As the 1910 directory rightly states, over the years this club’s ‘Place and time of meeting, varied [sic]’. In 1911, it met on the second Thursday of the month at 8pm at Hilliar’s Rooms on Main Street, Tollcross. By 1914 (at least), the club was meeting on the first Tuesday of the month at 8pm at the Tollcross Bowlhouse.

Date of Existence

1908-? Federated 13th February 1909 (Note: the 1912 Annual Burns Chronicle gives 5 November 1908 as date of federation)

Source of Information

1. (Newspaper clipping, unattributed, annotated:) ’31/01/11′, in Glasgow and District Burns Club, Minutes, 8 November 1907 – 5 September 1912, p. 192 (MLSC, 891709));

2. ‘Club Notes’, in BC, ed. by D. M’Naught, No. XIX (Kilmarnock: Burns Federation, January 1910), p. 191;

3. ‘Directory of Burns Clubs and Scottish Societies on the Roll of the Burns Federation, 1911’, in BC, ed. by D. M’Naught, No. XX (Kilmarnock: Burns Federation, January 1911), p. 178

Repository

Mitchell Library Special Collections (MLSC)
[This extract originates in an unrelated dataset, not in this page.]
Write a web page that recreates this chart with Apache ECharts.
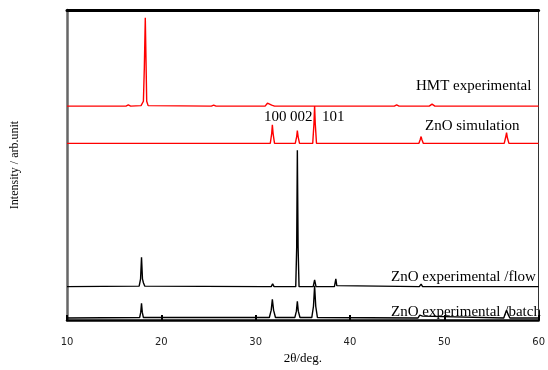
<!DOCTYPE html>
<html>
<head>
<meta charset="utf-8">
<script src="https://cdn.jsdelivr.net/npm/echarts@6/dist/echarts.min.js"></script>
<style>
  html, body { margin: 0; padding: 0; background: #fff; }
  #chart { width: 548px; height: 370px; }
</style>
</head>
<body>
<div id="chart"></div>
<script>
// 2θ ticks
const xTicks = [10, 20, 30, 40, 50, 60];

// patterns as [2θ, intensity above own baseline]
const hmtExp = [
  [10, 0], [16.25, 0], [16.5, 1.2], [16.75, 0], [17.85, 0.5], [18.1, 5], [18.2, 40],
  [18.3, 90], [18.45, 5], [18.6, 0.5], [25.3, 0], [25.55, 1], [25.8, 0],
  [31.0, 0], [31.25, 3], [31.45, 5], [31.7, 1], [32.0, 0], [36.3, 0], [36.5, 1.5],
  [36.7, 0], [44.7, 0], [44.95, 1.2], [45.2, 0], [48.4, 0], [48.7, 2], [49.0, 0], [60, 0]
];
const znoSim = [
  [10, 0], [31.55, 0], [31.7, 10], [31.77, 19], [31.85, 10], [32.0, 0],
  [34.2, 0], [34.35, 7], [34.42, 13], [34.5, 7], [34.65, 0],
  [36.05, 0], [36.18, 20], [36.25, 38], [36.32, 20], [36.45, 0],
  [47.3, 0], [47.45, 4], [47.54, 7], [47.62, 4], [47.78, 0],
  [56.35, 0], [56.5, 6], [56.6, 11], [56.68, 6], [56.85, 0], [60, 0]
];
const znoFlow = [
  [10, 0], [17.65, 0.5], [17.8, 8], [17.9, 30], [18.0, 8], [18.1, 4], [18.25, 0.5],
  [30.85, 0], [31.0, 2], [31.15, 0], [31.65, 0], [31.8, 3], [31.95, 0],
  [34.25, 0], [34.35, 40], [34.42, 139], [34.5, 40], [34.6, 0],
  [36.1, 0], [36.25, 7], [36.4, 0], [38.35, 0], [38.5, 8], [38.6, 1], [38.75, 0],
  [47.35, 0], [47.54, 2.5], [47.7, 0], [56.45, 0], [56.6, 1], [56.75, 0], [60, 0]
];
const znoBatch = [
  [10, 0], [17.7, 0.5], [17.82, 6], [17.9, 15], [17.98, 6], [18.1, 0.5],
  [31.45, 0.5], [31.65, 8], [31.77, 19], [31.9, 8], [32.1, 0.5],
  [34.15, 0.5], [34.32, 7], [34.42, 17], [34.52, 7], [34.7, 0.5],
  [35.95, 0.5], [36.13, 12], [36.25, 33], [36.37, 12], [36.55, 0.5],
  [47.2, 0], [47.4, 3], [47.54, 4], [47.7, 2], [47.9, 0],
  [56.3, 0], [56.48, 5], [56.6, 8], [56.75, 4], [56.95, 0], [60, 0]
];

// vertical stacking offsets (same units as intensity)
const seriesNames = ['HMT experimental', 'ZnO simulation', 'ZnO experimental /flow', 'ZnO experimental /batch'];
const seriesData = [hmtExp, znoSim, znoFlow, znoBatch];
const offsets = [218, 180, 34, 2];
const colors = ['#ff0000', '#ff0000', '#000000', '#000000'];
const hklLabels = ['100', '002', '101'];

const chart = echarts.init(document.getElementById('chart'));

const serif = 'Liberation Serif, Times New Roman, serif';

chart.setOption({
  animation: false,
  grid: { left: 67, right: 5, top: 10, bottom: 44 },
  xAxis: [
    {
      type: 'value', min: xTicks[0], max: xTicks[xTicks.length - 1], interval: 10,
      name: '2θ/deg.', nameLocation: 'middle', nameGap: 32,
      nameTextStyle: { fontFamily: serif, fontSize: 13, color: '#000' },
      axisLine: { show: true, onZero: false, lineStyle: { color: '#000', width: 2.5 } },
      axisTick: { inside: true, length: 5, lineStyle: { color: '#000', width: 2 } },
      axisLabel: { margin: 17, fontFamily: 'DejaVu Sans, sans-serif', fontSize: 10, color: '#222' },
      splitLine: { show: false }
    },
    {
      type: 'value', position: 'top', min: 10, max: 60,
      axisLine: { show: true, onZero: false, lineStyle: { color: '#000', width: 3 } },
      axisTick: { show: false }, axisLabel: { show: false }, splitLine: { show: false }
    }
  ],
  yAxis: [
    {
      type: 'value', min: 0, max: 316,
      name: 'Intensity / arb.unit', nameLocation: 'middle', nameGap: 46,
      nameTextStyle: { fontFamily: serif, fontSize: 12, color: '#000' },
      axisLine: { show: true, onZero: false, lineStyle: { color: '#666', width: 2.5 } },
      axisTick: { show: false }, axisLabel: { show: false }, splitLine: { show: false }
    },
    {
      type: 'value', position: 'right', min: 0, max: 316,
      axisLine: { show: true, onZero: false, lineStyle: { color: '#333', width: 1 } },
      axisTick: { show: false }, axisLabel: { show: false }, splitLine: { show: false }
    }
  ],
  series: seriesData.map((pts, i) => ({
    name: seriesNames[i],
    type: 'line',
    symbol: 'none',
    lineStyle: { color: colors[i], width: 1.4 },
    data: pts.map(p => [p[0], p[1] + offsets[i]])
  })),
  graphic: [
    { type: 'text', left: 416, top: 79, style: { text: seriesNames[0], font: '15px ' + serif, fill: '#000' } },
    { type: 'text', left: 425, top: 119, style: { text: seriesNames[1], font: '15px ' + serif, fill: '#000' } },
    { type: 'text', left: 391, top: 270, style: { text: seriesNames[2], font: '15px ' + serif, fill: '#000' } },
    { type: 'text', left: 391, top: 305, style: { text: seriesNames[3], font: '15px ' + serif, fill: '#000' } },
    { type: 'text', left: 264, top: 110, style: { text: hklLabels[0], font: '15px ' + serif, fill: '#000' } },
    { type: 'text', left: 290, top: 110, style: { text: hklLabels[1], font: '15px ' + serif, fill: '#000' } },
    { type: 'text', left: 322, top: 110, style: { text: hklLabels[2], font: '15px ' + serif, fill: '#000' } }
  ]
});
</script>
</body>
</html>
National Library of Scotland (NLS)

Reference Number

(See Source of Information, and below for Annual Burns Chronicle)

BNS19BUR (MLSC) (Annual Burns Chronicle)

General Reading Room (stored offsite), Y.233, available no. 1-34 25th Jan. 1892-Jan. 1925 (NLS) (Annual Burns Chronicle)

Additional Notes

See Glasgow and District Burns Club.

BC‘ refers to the Annual Burns Chronicle and Club Directory, which was published yearly since 1892. Copies are available at the Mitchell Library Special Collections and the National Library of Scotland. Many of these have been digitised and are available through the Robert Burns World Federation website: http://www.rbwf.org.uk/digitised-chronicles/.

This list of Burns chronicles as sources of information gives the first year the club was included in the chronicle, and thereafter only for the years where the information is different from the previous year’s listing. In keeping with the scope of this study (1800-1914), only the chronicles published between 1892 and 1914 are included.